И вот древняя формула — бытие есть движение-горение — раскололась. Наука о духе не пошла этим путем, она точно совсем забыла древнее познание, может быть именно потому, что эта истина уже неискоренимо внедрилась в сознание, и мышление людей безотчетно руководилось им на практике, как руководится доныне. Напротив, наука о материи развилась непосредственно из древней монистической идеи, этим путем пошли Досократики, положившие основание научному познанию природы. Они все — от Фалеса до Демокрита — были напоены древней идеей психо-физического единства, как единства движения, как тожества динамики,— и все знали эмпирически-закономерным проявлением движения теплоту. От них наука, часто уклоняясь, но никогда не теряя Ариадниной нити, шла Этим же путем до современных высот. Как-раз в наши дни концы сближаются, что древний человек постиг целостным созерцанием, то явственно сквозит в современной термодинамике, в теории относительности, в гипотезах об эфире, в учении об атоме: сквозит догадка, что бытие не имеет никакого материального субстрата, что сущность бытия — движение, которое в виде теплоты созидает все формы познаваемого нами мира.

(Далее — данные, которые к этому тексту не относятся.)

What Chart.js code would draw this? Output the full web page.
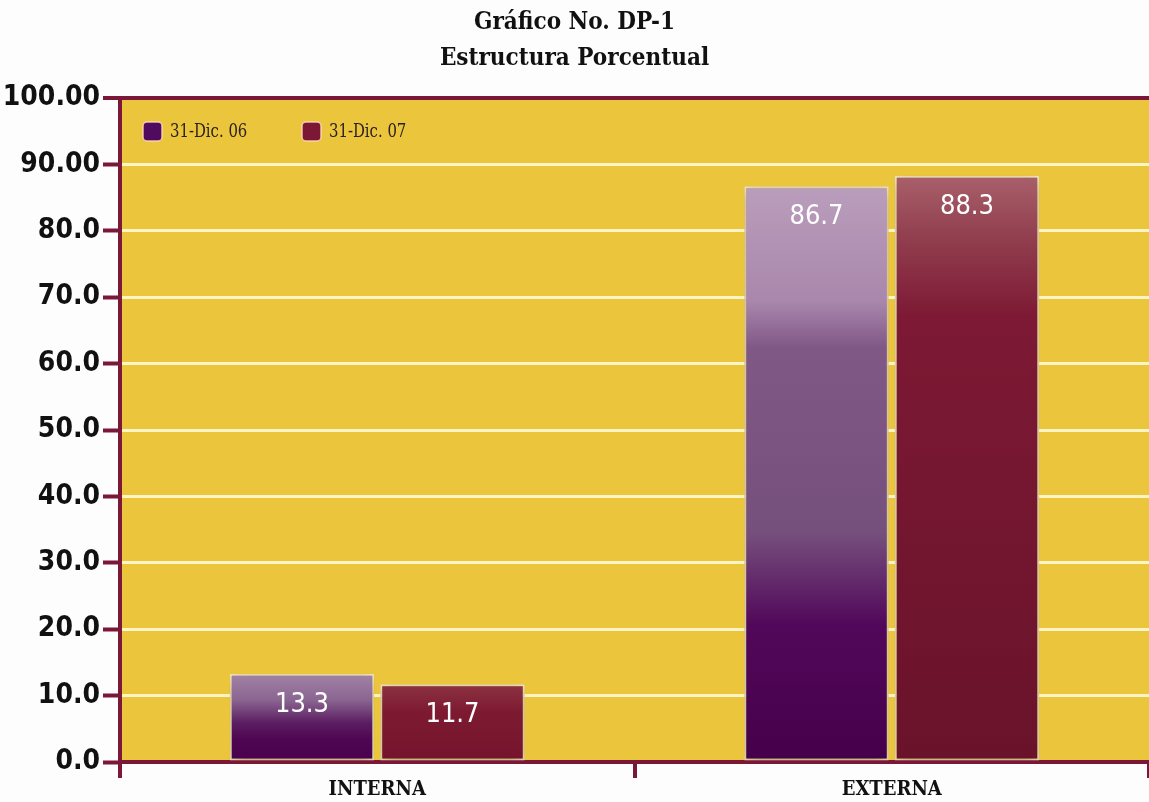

Метафизический смысл этих научных открытий ясен: вместе с материей исчезает временный дуализм,— снова выступает на свет единство чувственного мира и духа. Тем временем и наука о духе вступила на встречный путь наукам о материи. Физиологическая и экспериментальная психология сблизили оба мира, еще недавно разделенные бездной, все поиски направлены к отожествлению психической энергии с механической, и по мере того, как последняя разрешается в чистую, невещественную динамику, общей сущностью материи и духа очевидно придется признать то самое движение, полное разумности, которое признавала источником и сущностью вещей древнейшая человеческая религия,— Огонь, он же Логос Гераклита.